**Written exercise**: Leave out the pictures and reproduce all of the data exactly.

**Given data**:

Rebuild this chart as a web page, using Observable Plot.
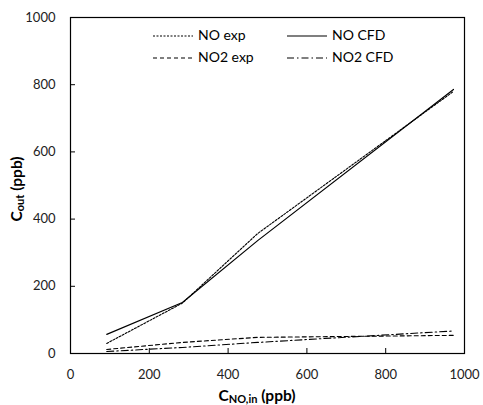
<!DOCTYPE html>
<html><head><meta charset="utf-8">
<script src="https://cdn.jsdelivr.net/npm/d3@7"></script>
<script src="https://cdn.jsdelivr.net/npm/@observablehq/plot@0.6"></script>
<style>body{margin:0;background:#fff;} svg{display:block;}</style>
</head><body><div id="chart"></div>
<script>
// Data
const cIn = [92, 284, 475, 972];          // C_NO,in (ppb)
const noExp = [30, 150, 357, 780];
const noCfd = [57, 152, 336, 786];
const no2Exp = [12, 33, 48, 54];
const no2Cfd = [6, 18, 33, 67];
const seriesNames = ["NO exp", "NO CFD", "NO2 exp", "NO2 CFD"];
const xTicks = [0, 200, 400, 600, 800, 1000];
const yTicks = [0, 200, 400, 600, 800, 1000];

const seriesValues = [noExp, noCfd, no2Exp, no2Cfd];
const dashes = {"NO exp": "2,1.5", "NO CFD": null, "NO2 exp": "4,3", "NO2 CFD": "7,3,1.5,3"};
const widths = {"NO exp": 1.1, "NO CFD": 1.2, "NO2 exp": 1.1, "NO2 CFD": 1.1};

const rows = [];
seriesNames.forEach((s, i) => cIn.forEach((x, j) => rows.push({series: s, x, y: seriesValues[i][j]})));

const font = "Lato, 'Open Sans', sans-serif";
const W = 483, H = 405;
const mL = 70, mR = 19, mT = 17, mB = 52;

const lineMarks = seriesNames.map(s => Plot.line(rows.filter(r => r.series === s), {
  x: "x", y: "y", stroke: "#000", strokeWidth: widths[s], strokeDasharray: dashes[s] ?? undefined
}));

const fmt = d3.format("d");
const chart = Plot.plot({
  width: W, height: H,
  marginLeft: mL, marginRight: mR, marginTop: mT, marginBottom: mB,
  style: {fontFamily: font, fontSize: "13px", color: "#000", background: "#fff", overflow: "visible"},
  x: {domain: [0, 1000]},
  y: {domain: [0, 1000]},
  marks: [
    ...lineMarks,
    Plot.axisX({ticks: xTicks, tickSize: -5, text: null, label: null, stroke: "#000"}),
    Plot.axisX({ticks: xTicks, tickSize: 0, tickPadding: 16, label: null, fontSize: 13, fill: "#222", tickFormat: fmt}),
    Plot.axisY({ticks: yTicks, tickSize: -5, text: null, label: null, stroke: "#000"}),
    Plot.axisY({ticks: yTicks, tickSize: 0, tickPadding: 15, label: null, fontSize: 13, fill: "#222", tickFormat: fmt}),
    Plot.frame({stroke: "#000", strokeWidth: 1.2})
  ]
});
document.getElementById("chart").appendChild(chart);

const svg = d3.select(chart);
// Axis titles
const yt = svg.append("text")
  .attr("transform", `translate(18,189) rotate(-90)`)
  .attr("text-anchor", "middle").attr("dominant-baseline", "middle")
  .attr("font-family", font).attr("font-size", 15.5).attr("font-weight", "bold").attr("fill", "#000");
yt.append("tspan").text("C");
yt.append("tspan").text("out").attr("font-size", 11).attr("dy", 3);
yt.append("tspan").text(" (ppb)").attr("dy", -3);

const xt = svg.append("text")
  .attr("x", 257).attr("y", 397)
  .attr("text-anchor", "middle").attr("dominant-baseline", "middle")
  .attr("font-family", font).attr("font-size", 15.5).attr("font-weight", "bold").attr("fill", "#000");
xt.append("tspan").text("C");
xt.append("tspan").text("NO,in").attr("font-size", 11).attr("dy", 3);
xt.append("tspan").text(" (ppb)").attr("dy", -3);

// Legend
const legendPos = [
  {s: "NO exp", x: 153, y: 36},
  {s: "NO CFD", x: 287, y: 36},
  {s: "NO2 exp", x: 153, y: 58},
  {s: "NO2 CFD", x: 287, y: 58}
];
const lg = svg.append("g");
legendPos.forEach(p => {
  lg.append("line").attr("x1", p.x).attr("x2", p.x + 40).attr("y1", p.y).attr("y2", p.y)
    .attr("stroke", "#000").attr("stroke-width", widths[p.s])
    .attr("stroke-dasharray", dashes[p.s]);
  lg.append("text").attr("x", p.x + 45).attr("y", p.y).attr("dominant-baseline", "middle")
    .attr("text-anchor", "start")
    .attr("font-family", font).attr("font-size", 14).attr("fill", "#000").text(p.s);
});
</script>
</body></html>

**Task answer**:
Rebuild this chart as a web page, using Observable Plot.
<!DOCTYPE html>
<html><head><meta charset="utf-8">
<script src="https://cdn.jsdelivr.net/npm/d3@7"></script>
<script src="https://cdn.jsdelivr.net/npm/@observablehq/plot@0.6"></script>
<style>body{margin:0;background:#fff;} svg{display:block;}</style>
</head><body><div id="chart"></div>
<script>
// Data
const cIn = [92, 284, 475, 972];          // C_NO,in (ppb)
const noExp = [30, 150, 357, 780];
const noCfd = [57, 152, 336, 786];
const no2Exp = [12, 33, 48, 54];
const no2Cfd = [6, 18, 33, 67];
const seriesNames = ["NO exp", "NO CFD", "NO2 exp", "NO2 CFD"];
const xTicks = [0, 200, 400, 600, 800, 1000];
const yTicks = [0, 200, 400, 600, 800, 1000];

const seriesValues = [noExp, noCfd, no2Exp, no2Cfd];
const dashes = {"NO exp": "2,1.5", "NO CFD": null, "NO2 exp": "4,3", "NO2 CFD": "7,3,1.5,3"};
const widths = {"NO exp": 1.1, "NO CFD": 1.2, "NO2 exp": 1.1, "NO2 CFD": 1.1};

const rows = [];
seriesNames.forEach((s, i) => cIn.forEach((x, j) => rows.push({series: s, x, y: seriesValues[i][j]})));

const font = "Lato, 'Open Sans', sans-serif";
const W = 483, H = 405;
const mL = 70, mR = 19, mT = 17, mB = 52;

const lineMarks = seriesNames.map(s => Plot.line(rows.filter(r => r.series === s), {
  x: "x", y: "y", stroke: "#000", strokeWidth: widths[s], strokeDasharray: dashes[s] ?? undefined
}));

const fmt = d3.format("d");
const chart = Plot.plot({
  width: W, height: H,
  marginLeft: mL, marginRight: mR, marginTop: mT, marginBottom: mB,
  style: {fontFamily: font, fontSize: "13px", color: "#000", background: "#fff", overflow: "visible"},
  x: {domain: [0, 1000]},
  y: {domain: [0, 1000]},
  marks: [
    ...lineMarks,
    Plot.axisX({ticks: xTicks, tickSize: -5, text: null, label: null, stroke: "#000"}),
    Plot.axisX({ticks: xTicks, tickSize: 0, tickPadding: 16, label: null, fontSize: 13, fill: "#222", tickFormat: fmt}),
    Plot.axisY({ticks: yTicks, tickSize: -5, text: null, label: null, stroke: "#000"}),
    Plot.axisY({ticks: yTicks, tickSize: 0, tickPadding: 15, label: null, fontSize: 13, fill: "#222", tickFormat: fmt}),
    Plot.frame({stroke: "#000", strokeWidth: 1.2})
  ]
});
document.getElementById("chart").appendChild(chart);

const svg = d3.select(chart);
// Axis titles
const yt = svg.append("text")
  .attr("transform", `translate(18,189) rotate(-90)`)
  .attr("text-anchor", "middle").attr("dominant-baseline", "middle")
  .attr("font-family", font).attr("font-size", 15.5).attr("font-weight", "bold").attr("fill", "#000");
yt.append("tspan").text("C");
yt.append("tspan").text("out").attr("font-size", 11).attr("dy", 3);
yt.append("tspan").text(" (ppb)").attr("dy", -3);

const xt = svg.append("text")
  .attr("x", 257).attr("y", 397)
  .attr("text-anchor", "middle").attr("dominant-baseline", "middle")
  .attr("font-family", font).attr("font-size", 15.5).attr("font-weight", "bold").attr("fill", "#000");
xt.append("tspan").text("C");
xt.append("tspan").text("NO,in").attr("font-size", 11).attr("dy", 3);
xt.append("tspan").text(" (ppb)").attr("dy", -3);

// Legend
const legendPos = [
  {s: "NO exp", x: 153, y: 36},
  {s: "NO CFD", x: 287, y: 36},
  {s: "NO2 exp", x: 153, y: 58},
  {s: "NO2 CFD", x: 287, y: 58}
];
const lg = svg.append("g");
legendPos.forEach(p => {
  lg.append("line").attr("x1", p.x).attr("x2", p.x + 40).attr("y1", p.y).attr("y2", p.y)
    .attr("stroke", "#000").attr("stroke-width", widths[p.s])
    .attr("stroke-dasharray", dashes[p.s]);
  lg.append("text").attr("x", p.x + 45).attr("y", p.y).attr("dominant-baseline", "middle")
    .attr("text-anchor", "start")
    .attr("font-family", font).attr("font-size", 14).attr("fill", "#000").text(p.s);
});
</script>
</body></html>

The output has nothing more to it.